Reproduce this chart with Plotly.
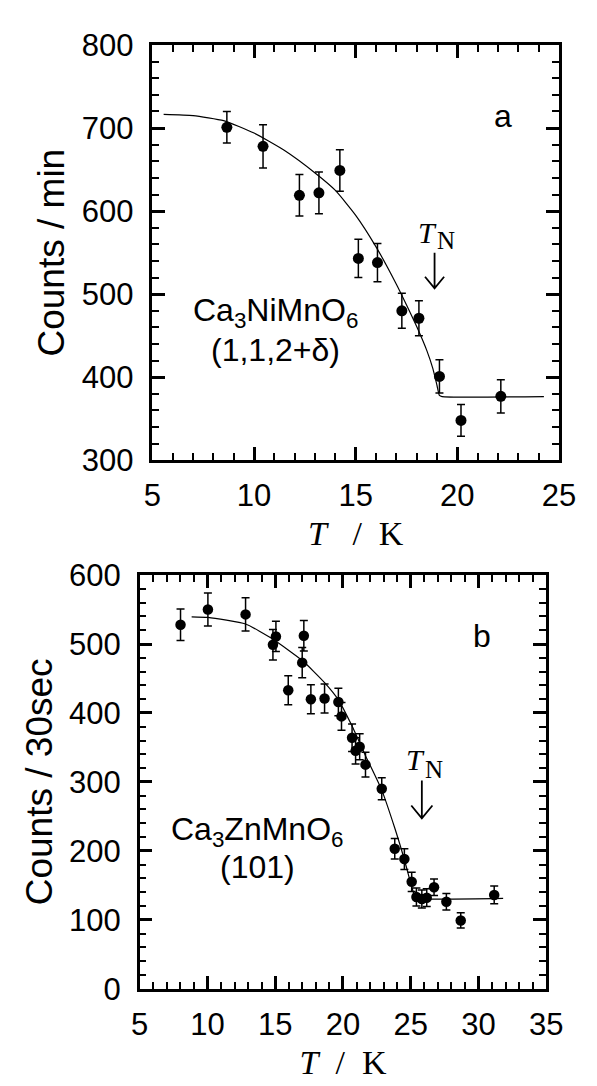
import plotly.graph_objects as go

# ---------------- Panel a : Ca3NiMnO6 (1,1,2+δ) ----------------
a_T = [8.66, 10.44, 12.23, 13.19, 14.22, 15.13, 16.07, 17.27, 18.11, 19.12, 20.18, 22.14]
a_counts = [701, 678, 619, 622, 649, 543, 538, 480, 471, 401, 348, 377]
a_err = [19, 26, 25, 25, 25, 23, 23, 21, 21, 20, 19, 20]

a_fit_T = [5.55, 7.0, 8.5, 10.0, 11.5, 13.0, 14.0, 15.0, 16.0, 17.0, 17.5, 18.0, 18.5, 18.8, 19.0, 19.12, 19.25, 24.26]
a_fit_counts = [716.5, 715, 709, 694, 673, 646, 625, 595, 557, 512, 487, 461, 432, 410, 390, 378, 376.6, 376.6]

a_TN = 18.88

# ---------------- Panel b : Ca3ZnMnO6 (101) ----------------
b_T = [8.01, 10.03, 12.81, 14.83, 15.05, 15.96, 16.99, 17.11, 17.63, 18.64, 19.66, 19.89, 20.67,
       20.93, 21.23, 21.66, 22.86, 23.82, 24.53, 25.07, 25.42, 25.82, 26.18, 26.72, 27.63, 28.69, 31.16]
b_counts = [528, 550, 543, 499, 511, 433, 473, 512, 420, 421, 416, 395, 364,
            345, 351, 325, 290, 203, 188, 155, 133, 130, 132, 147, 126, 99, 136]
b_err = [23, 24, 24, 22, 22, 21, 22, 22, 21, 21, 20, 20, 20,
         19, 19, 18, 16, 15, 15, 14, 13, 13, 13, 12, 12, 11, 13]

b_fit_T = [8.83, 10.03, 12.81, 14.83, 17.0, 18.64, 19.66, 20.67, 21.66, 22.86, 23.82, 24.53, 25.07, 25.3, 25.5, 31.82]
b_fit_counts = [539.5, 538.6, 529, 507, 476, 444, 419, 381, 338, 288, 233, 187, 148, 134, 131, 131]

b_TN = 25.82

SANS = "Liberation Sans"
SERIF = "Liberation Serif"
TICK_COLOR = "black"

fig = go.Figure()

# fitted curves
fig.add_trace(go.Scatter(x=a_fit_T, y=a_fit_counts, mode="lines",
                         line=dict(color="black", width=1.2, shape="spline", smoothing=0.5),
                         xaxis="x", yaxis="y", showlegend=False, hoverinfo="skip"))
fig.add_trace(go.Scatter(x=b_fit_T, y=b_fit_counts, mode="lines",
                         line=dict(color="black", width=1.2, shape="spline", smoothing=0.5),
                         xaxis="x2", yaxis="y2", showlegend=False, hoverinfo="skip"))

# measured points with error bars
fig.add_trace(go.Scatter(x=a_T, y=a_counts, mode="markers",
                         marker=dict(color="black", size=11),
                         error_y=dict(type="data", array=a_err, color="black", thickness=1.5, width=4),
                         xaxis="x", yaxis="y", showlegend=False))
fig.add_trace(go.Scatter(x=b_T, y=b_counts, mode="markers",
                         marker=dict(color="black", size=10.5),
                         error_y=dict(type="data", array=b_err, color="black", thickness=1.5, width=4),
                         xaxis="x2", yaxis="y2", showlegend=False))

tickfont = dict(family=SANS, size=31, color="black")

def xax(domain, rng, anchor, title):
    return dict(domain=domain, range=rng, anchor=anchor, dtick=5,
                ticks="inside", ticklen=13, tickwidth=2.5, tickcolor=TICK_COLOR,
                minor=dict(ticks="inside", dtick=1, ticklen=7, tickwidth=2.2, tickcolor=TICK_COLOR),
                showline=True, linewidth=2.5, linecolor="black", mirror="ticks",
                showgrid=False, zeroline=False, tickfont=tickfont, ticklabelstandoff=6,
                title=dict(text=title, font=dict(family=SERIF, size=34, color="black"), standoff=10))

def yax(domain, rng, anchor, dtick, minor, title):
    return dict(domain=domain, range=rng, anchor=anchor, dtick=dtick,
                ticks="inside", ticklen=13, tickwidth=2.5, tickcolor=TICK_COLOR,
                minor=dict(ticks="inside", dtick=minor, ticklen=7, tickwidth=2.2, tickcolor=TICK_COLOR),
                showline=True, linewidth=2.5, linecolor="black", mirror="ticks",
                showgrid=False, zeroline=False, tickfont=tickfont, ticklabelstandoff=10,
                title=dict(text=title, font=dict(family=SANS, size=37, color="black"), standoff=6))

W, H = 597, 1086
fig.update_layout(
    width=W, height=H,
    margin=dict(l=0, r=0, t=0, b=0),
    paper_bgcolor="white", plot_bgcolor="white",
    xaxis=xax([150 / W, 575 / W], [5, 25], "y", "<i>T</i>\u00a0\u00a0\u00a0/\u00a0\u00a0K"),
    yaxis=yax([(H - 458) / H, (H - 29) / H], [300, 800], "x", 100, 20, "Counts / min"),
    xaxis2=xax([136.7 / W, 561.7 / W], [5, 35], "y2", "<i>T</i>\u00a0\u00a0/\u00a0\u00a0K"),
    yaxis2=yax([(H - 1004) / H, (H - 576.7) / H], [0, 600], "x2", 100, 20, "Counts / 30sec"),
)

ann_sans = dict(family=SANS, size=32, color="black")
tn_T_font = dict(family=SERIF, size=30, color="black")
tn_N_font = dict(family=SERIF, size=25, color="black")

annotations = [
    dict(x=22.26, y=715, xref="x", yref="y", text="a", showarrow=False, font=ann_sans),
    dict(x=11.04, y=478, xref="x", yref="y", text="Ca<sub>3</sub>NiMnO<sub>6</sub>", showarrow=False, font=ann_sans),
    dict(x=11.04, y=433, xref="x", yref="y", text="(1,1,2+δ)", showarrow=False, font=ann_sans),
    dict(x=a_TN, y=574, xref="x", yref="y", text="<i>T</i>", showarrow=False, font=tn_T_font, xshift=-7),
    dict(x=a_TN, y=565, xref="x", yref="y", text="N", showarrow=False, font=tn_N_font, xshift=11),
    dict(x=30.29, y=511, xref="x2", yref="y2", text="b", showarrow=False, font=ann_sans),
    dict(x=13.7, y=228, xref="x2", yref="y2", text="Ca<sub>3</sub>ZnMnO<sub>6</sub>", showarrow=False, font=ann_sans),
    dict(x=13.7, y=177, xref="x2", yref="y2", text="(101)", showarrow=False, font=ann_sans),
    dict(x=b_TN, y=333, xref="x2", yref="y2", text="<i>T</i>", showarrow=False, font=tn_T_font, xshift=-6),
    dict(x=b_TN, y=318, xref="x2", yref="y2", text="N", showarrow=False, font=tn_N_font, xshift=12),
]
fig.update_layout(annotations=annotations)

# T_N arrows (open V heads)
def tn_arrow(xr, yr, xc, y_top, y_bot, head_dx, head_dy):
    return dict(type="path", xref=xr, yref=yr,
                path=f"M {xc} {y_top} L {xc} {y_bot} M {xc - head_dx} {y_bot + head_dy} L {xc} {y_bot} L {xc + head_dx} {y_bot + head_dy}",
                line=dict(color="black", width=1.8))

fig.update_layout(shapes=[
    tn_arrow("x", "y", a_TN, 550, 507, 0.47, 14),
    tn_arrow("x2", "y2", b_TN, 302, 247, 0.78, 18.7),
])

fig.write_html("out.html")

TASK BRIEF |
From the listing, extract all text exactly as given and drop any picture.

RESPONSE FOR THIS EXERCISE |
Reproduce this chart with Plotly.
import plotly.graph_objects as go

# ---------------- Panel a : Ca3NiMnO6 (1,1,2+δ) ----------------
a_T = [8.66, 10.44, 12.23, 13.19, 14.22, 15.13, 16.07, 17.27, 18.11, 19.12, 20.18, 22.14]
a_counts = [701, 678, 619, 622, 649, 543, 538, 480, 471, 401, 348, 377]
a_err = [19, 26, 25, 25, 25, 23, 23, 21, 21, 20, 19, 20]

a_fit_T = [5.55, 7.0, 8.5, 10.0, 11.5, 13.0, 14.0, 15.0, 16.0, 17.0, 17.5, 18.0, 18.5, 18.8, 19.0, 19.12, 19.25, 24.26]
a_fit_counts = [716.5, 715, 709, 694, 673, 646, 625, 595, 557, 512, 487, 461, 432, 410, 390, 378, 376.6, 376.6]

a_TN = 18.88

# ---------------- Panel b : Ca3ZnMnO6 (101) ----------------
b_T = [8.01, 10.03, 12.81, 14.83, 15.05, 15.96, 16.99, 17.11, 17.63, 18.64, 19.66, 19.89, 20.67,
       20.93, 21.23, 21.66, 22.86, 23.82, 24.53, 25.07, 25.42, 25.82, 26.18, 26.72, 27.63, 28.69, 31.16]
b_counts = [528, 550, 543, 499, 511, 433, 473, 512, 420, 421, 416, 395, 364,
            345, 351, 325, 290, 203, 188, 155, 133, 130, 132, 147, 126, 99, 136]
b_err = [23, 24, 24, 22, 22, 21, 22, 22, 21, 21, 20, 20, 20,
         19, 19, 18, 16, 15, 15, 14, 13, 13, 13, 12, 12, 11, 13]

b_fit_T = [8.83, 10.03, 12.81, 14.83, 17.0, 18.64, 19.66, 20.67, 21.66, 22.86, 23.82, 24.53, 25.07, 25.3, 25.5, 31.82]
b_fit_counts = [539.5, 538.6, 529, 507, 476, 444, 419, 381, 338, 288, 233, 187, 148, 134, 131, 131]

b_TN = 25.82

SANS = "Liberation Sans"
SERIF = "Liberation Serif"
TICK_COLOR = "black"

fig = go.Figure()

# fitted curves
fig.add_trace(go.Scatter(x=a_fit_T, y=a_fit_counts, mode="lines",
                         line=dict(color="black", width=1.2, shape="spline", smoothing=0.5),
                         xaxis="x", yaxis="y", showlegend=False, hoverinfo="skip"))
fig.add_trace(go.Scatter(x=b_fit_T, y=b_fit_counts, mode="lines",
                         line=dict(color="black", width=1.2, shape="spline", smoothing=0.5),
                         xaxis="x2", yaxis="y2", showlegend=False, hoverinfo="skip"))

# measured points with error bars
fig.add_trace(go.Scatter(x=a_T, y=a_counts, mode="markers",
                         marker=dict(color="black", size=11),
                         error_y=dict(type="data", array=a_err, color="black", thickness=1.5, width=4),
                         xaxis="x", yaxis="y", showlegend=False))
fig.add_trace(go.Scatter(x=b_T, y=b_counts, mode="markers",
                         marker=dict(color="black", size=10.5),
                         error_y=dict(type="data", array=b_err, color="black", thickness=1.5, width=4),
                         xaxis="x2", yaxis="y2", showlegend=False))

tickfont = dict(family=SANS, size=31, color="black")

def xax(domain, rng, anchor, title):
    return dict(domain=domain, range=rng, anchor=anchor, dtick=5,
                ticks="inside", ticklen=13, tickwidth=2.5, tickcolor=TICK_COLOR,
                minor=dict(ticks="inside", dtick=1, ticklen=7, tickwidth=2.2, tickcolor=TICK_COLOR),
                showline=True, linewidth=2.5, linecolor="black", mirror="ticks",
                showgrid=False, zeroline=False, tickfont=tickfont, ticklabelstandoff=6,
                title=dict(text=title, font=dict(family=SERIF, size=34, color="black"), standoff=10))

def yax(domain, rng, anchor, dtick, minor, title):
    return dict(domain=domain, range=rng, anchor=anchor, dtick=dtick,
                ticks="inside", ticklen=13, tickwidth=2.5, tickcolor=TICK_COLOR,
                minor=dict(ticks="inside", dtick=minor, ticklen=7, tickwidth=2.2, tickcolor=TICK_COLOR),
                showline=True, linewidth=2.5, linecolor="black", mirror="ticks",
                showgrid=False, zeroline=False, tickfont=tickfont, ticklabelstandoff=10,
                title=dict(text=title, font=dict(family=SANS, size=37, color="black"), standoff=6))

W, H = 597, 1086
fig.update_layout(
    width=W, height=H,
    margin=dict(l=0, r=0, t=0, b=0),
    paper_bgcolor="white", plot_bgcolor="white",
    xaxis=xax([150 / W, 575 / W], [5, 25], "y", "<i>T</i>\u00a0\u00a0\u00a0/\u00a0\u00a0K"),
    yaxis=yax([(H - 458) / H, (H - 29) / H], [300, 800], "x", 100, 20, "Counts / min"),
    xaxis2=xax([136.7 / W, 561.7 / W], [5, 35], "y2", "<i>T</i>\u00a0\u00a0/\u00a0\u00a0K"),
    yaxis2=yax([(H - 1004) / H, (H - 576.7) / H], [0, 600], "x2", 100, 20, "Counts / 30sec"),
)

ann_sans = dict(family=SANS, size=32, color="black")
tn_T_font = dict(family=SERIF, size=30, color="black")
tn_N_font = dict(family=SERIF, size=25, color="black")

annotations = [
    dict(x=22.26, y=715, xref="x", yref="y", text="a", showarrow=False, font=ann_sans),
    dict(x=11.04, y=478, xref="x", yref="y", text="Ca<sub>3</sub>NiMnO<sub>6</sub>", showarrow=False, font=ann_sans),
    dict(x=11.04, y=433, xref="x", yref="y", text="(1,1,2+δ)", showarrow=False, font=ann_sans),
    dict(x=a_TN, y=574, xref="x", yref="y", text="<i>T</i>", showarrow=False, font=tn_T_font, xshift=-7),
    dict(x=a_TN, y=565, xref="x", yref="y", text="N", showarrow=False, font=tn_N_font, xshift=11),
    dict(x=30.29, y=511, xref="x2", yref="y2", text="b", showarrow=False, font=ann_sans),
    dict(x=13.7, y=228, xref="x2", yref="y2", text="Ca<sub>3</sub>ZnMnO<sub>6</sub>", showarrow=False, font=ann_sans),
    dict(x=13.7, y=177, xref="x2", yref="y2", text="(101)", showarrow=False, font=ann_sans),
    dict(x=b_TN, y=333, xref="x2", yref="y2", text="<i>T</i>", showarrow=False, font=tn_T_font, xshift=-6),
    dict(x=b_TN, y=318, xref="x2", yref="y2", text="N", showarrow=False, font=tn_N_font, xshift=12),
]
fig.update_layout(annotations=annotations)

# T_N arrows (open V heads)
def tn_arrow(xr, yr, xc, y_top, y_bot, head_dx, head_dy):
    return dict(type="path", xref=xr, yref=yr,
                path=f"M {xc} {y_top} L {xc} {y_bot} M {xc - head_dx} {y_bot + head_dy} L {xc} {y_bot} L {xc + head_dx} {y_bot + head_dy}",
                line=dict(color="black", width=1.8))

fig.update_layout(shapes=[
    tn_arrow("x", "y", a_TN, 550, 507, 0.47, 14),
    tn_arrow("x2", "y2", b_TN, 302, 247, 0.78, 18.7),
])

fig.write_html("out.html")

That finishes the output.